US President George W. Bush directed former aides to defy congressional subpoenas, claiming executive privilege and prodding lawmakers closer to their first contempt citations against administration officials since Ronald Reagan was president.
The latest power fight between the legislative and executive branches of the US government came as members of Congress returned from a holiday recess. An atmosphere of high tension accompanied the resumption of work on Monday as a fight also loomed between majority Democrats and some key Republicans and Bush over his Iraq war policy.
The probe into the US attorney firings, which were seen as political by Democrats and some Republicans, was only one of several Democratic-led investigations of the White House and its use of executive power spanning the war in Iraq, Bush's secretive wiretapping program and his commutation last week of the prison sentence of a former aide to Vice President Dick Cheney.
White House Counsel Fred Fielding insisted that Bush was acting in good faith in withholding documents and directing the two aides -- Fielding's predecessor, Harriet Miers, and Bush's former political director, Sara Taylor -- to defy subpoenas ordering them to explain their roles in the firings over the winter.
In the standoff between branches of government, Fielding renewed the White House offer to let Miers, Taylor and other administration officials meet with congressional investigators off the record and with no transcript. He declined to explain anew the legal underpinnings of the privilege claim as the chairmen of the House and Senate judiciary committees had directed.
Documented
"You may be assured that the president's assertion here comports with prior practices in similar contexts, and that it has been appropriately documented," Fielding wrote.
Democratic Representative John Conyers, chairman of the House panel, left little doubt where the showdown was headed.
"Contrary to what the White House may believe, it is the Congress and the courts that will decide whether an invocation of executive privilege is valid, not the White House unilaterally," he said.
Republican Senator Arlen Specter said the posturing was a waste of time and money and a distraction from the questions at hand: Who ordered the firings, why, and whether Attorney General Alberto Gonzales should continue to serve or be fired.

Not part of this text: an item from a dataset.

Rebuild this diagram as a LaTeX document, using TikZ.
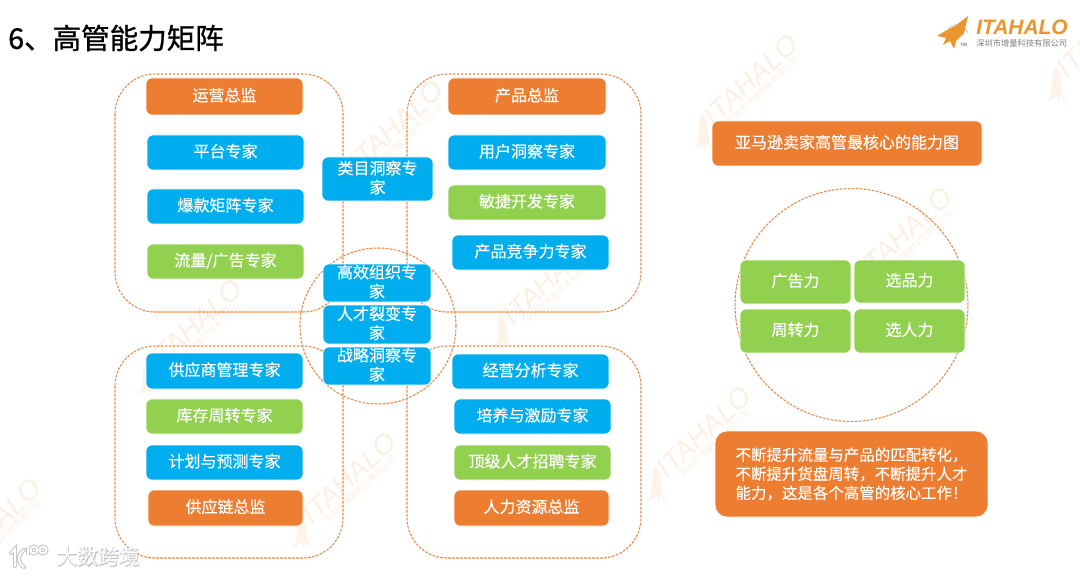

Specter, a former chairman of the Senate Judiciary Committee, said the Democrats' threat of taking the standoff to court on a contempt citation was spurious because the prosecutor who would consider it is a Bush appointee.
"On a case like this, does anyone believe the US attorney is going to bring a criminal contempt citation against anyone?" Specter said in a telephone interview. "The US attorney works for the president and it's a discretionary matter what the US attorney does."
Historically, such standoffs over executive privilege are resolved before the full House or Senate votes on referring a congressional contempt citation to the US attorney for the District of Columbia. But rather than cooling off over the July 4th Independence Day holiday, Bush and Democrats returned from the weeklong break closer to a legal confrontation.